| PROBLEM TO SOLVE |
Take the lines from the beginning of the material through the line containing "0.857, 0.886, 0.904]" and retype them exactly, leaving the pictures out.

| MATERIAL PROVIDED |
------------------------------
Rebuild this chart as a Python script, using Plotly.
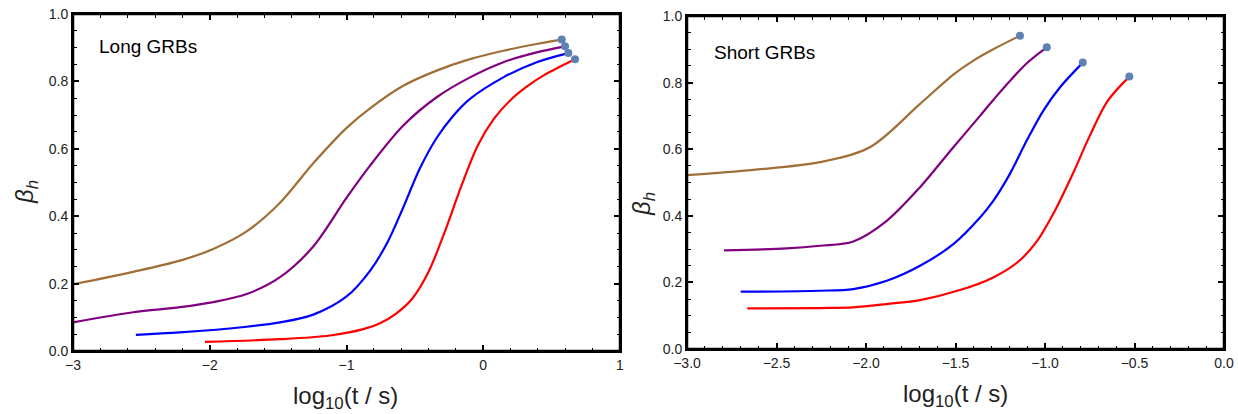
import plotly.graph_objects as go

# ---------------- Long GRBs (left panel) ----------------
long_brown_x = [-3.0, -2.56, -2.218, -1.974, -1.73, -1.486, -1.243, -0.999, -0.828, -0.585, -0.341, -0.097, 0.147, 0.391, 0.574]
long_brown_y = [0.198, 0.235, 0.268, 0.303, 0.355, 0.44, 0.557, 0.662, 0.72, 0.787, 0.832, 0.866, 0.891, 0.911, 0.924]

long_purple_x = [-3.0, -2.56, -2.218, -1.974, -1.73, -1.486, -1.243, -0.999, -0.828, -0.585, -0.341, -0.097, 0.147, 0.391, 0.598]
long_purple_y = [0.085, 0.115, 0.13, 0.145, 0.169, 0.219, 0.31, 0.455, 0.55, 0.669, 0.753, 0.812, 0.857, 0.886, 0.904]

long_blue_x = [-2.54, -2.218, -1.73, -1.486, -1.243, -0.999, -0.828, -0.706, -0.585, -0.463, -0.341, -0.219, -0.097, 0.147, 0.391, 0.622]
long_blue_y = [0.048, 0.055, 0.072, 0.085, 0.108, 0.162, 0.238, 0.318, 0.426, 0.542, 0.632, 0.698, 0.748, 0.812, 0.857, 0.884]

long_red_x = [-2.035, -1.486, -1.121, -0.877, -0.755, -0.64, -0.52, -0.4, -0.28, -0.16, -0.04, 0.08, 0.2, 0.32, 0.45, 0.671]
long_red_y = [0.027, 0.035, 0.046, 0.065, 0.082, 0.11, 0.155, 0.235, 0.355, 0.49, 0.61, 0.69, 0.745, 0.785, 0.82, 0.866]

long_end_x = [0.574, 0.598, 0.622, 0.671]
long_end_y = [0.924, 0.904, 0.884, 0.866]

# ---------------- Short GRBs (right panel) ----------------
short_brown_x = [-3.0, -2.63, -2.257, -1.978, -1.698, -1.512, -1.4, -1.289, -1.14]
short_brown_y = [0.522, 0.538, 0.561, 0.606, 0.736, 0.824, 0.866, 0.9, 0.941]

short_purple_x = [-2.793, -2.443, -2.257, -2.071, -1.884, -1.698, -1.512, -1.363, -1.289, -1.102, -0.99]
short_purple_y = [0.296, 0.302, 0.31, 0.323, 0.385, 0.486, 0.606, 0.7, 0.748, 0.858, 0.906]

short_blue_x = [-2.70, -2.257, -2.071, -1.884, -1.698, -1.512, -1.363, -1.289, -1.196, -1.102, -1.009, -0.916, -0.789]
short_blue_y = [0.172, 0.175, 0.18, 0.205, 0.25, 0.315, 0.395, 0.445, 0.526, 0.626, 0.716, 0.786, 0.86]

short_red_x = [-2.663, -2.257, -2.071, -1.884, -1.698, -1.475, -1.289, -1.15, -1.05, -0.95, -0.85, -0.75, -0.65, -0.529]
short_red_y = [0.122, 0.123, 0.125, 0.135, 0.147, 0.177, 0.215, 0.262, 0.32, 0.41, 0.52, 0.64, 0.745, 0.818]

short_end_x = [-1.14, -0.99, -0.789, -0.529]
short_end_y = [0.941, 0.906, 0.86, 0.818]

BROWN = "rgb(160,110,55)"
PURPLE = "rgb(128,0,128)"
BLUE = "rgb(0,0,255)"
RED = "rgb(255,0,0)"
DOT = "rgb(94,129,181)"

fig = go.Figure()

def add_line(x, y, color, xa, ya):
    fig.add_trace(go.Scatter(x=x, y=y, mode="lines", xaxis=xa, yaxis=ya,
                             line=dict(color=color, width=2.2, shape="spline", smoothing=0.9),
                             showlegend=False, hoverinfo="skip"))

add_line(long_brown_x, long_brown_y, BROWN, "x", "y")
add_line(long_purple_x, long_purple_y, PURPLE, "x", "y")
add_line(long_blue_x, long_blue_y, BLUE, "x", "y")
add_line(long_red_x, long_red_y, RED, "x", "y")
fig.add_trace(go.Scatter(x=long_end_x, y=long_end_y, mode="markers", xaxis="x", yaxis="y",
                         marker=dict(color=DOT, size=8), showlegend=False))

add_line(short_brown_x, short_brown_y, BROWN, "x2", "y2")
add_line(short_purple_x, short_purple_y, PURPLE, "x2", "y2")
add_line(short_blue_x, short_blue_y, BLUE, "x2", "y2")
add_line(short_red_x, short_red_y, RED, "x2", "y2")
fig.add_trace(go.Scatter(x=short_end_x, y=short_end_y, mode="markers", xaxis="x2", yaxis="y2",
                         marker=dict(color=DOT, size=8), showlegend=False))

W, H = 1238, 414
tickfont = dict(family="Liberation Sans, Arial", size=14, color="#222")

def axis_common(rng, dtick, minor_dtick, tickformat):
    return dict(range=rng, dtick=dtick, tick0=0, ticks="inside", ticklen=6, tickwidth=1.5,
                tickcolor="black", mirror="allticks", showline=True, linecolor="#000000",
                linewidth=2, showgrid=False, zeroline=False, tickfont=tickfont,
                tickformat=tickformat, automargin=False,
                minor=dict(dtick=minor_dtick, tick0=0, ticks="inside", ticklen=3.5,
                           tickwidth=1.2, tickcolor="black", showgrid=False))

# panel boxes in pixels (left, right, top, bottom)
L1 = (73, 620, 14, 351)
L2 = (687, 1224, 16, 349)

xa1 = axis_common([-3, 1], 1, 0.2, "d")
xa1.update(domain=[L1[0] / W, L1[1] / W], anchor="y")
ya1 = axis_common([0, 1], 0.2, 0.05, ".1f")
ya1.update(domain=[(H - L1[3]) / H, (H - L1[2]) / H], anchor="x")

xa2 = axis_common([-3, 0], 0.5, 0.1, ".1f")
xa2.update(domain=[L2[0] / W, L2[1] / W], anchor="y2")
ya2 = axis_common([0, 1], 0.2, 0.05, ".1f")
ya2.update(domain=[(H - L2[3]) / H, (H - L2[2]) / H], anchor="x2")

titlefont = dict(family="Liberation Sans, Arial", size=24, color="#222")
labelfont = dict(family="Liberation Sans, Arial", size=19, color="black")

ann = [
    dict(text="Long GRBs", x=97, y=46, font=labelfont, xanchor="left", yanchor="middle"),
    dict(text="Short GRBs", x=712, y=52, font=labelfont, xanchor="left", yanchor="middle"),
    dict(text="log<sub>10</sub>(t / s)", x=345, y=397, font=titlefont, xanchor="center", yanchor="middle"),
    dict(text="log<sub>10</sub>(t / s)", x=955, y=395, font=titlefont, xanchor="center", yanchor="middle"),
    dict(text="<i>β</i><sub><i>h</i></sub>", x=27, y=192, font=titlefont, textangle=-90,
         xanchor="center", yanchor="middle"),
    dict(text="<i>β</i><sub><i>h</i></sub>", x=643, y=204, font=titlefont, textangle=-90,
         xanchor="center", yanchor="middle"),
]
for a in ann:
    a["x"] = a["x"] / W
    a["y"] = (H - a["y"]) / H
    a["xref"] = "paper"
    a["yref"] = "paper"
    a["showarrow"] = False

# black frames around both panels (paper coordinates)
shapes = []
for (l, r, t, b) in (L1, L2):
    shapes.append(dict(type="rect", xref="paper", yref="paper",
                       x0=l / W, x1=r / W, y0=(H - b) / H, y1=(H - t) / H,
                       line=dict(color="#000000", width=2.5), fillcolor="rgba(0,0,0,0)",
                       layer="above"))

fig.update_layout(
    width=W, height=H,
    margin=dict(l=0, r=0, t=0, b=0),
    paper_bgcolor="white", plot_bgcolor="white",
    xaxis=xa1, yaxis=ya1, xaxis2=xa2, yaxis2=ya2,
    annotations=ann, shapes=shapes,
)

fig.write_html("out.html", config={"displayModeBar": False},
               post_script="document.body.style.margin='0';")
------------------------------
| THE REPLY |
Rebuild this chart as a Python script, using Plotly.
import plotly.graph_objects as go

# ---------------- Long GRBs (left panel) ----------------
long_brown_x = [-3.0, -2.56, -2.218, -1.974, -1.73, -1.486, -1.243, -0.999, -0.828, -0.585, -0.341, -0.097, 0.147, 0.391, 0.574]
long_brown_y = [0.198, 0.235, 0.268, 0.303, 0.355, 0.44, 0.557, 0.662, 0.72, 0.787, 0.832, 0.866, 0.891, 0.911, 0.924]

long_purple_x = [-3.0, -2.56, -2.218, -1.974, -1.73, -1.486, -1.243, -0.999, -0.828, -0.585, -0.341, -0.097, 0.147, 0.391, 0.598]
long_purple_y = [0.085, 0.115, 0.13, 0.145, 0.169, 0.219, 0.31, 0.455, 0.55, 0.669, 0.753, 0.812, 0.857, 0.886, 0.904]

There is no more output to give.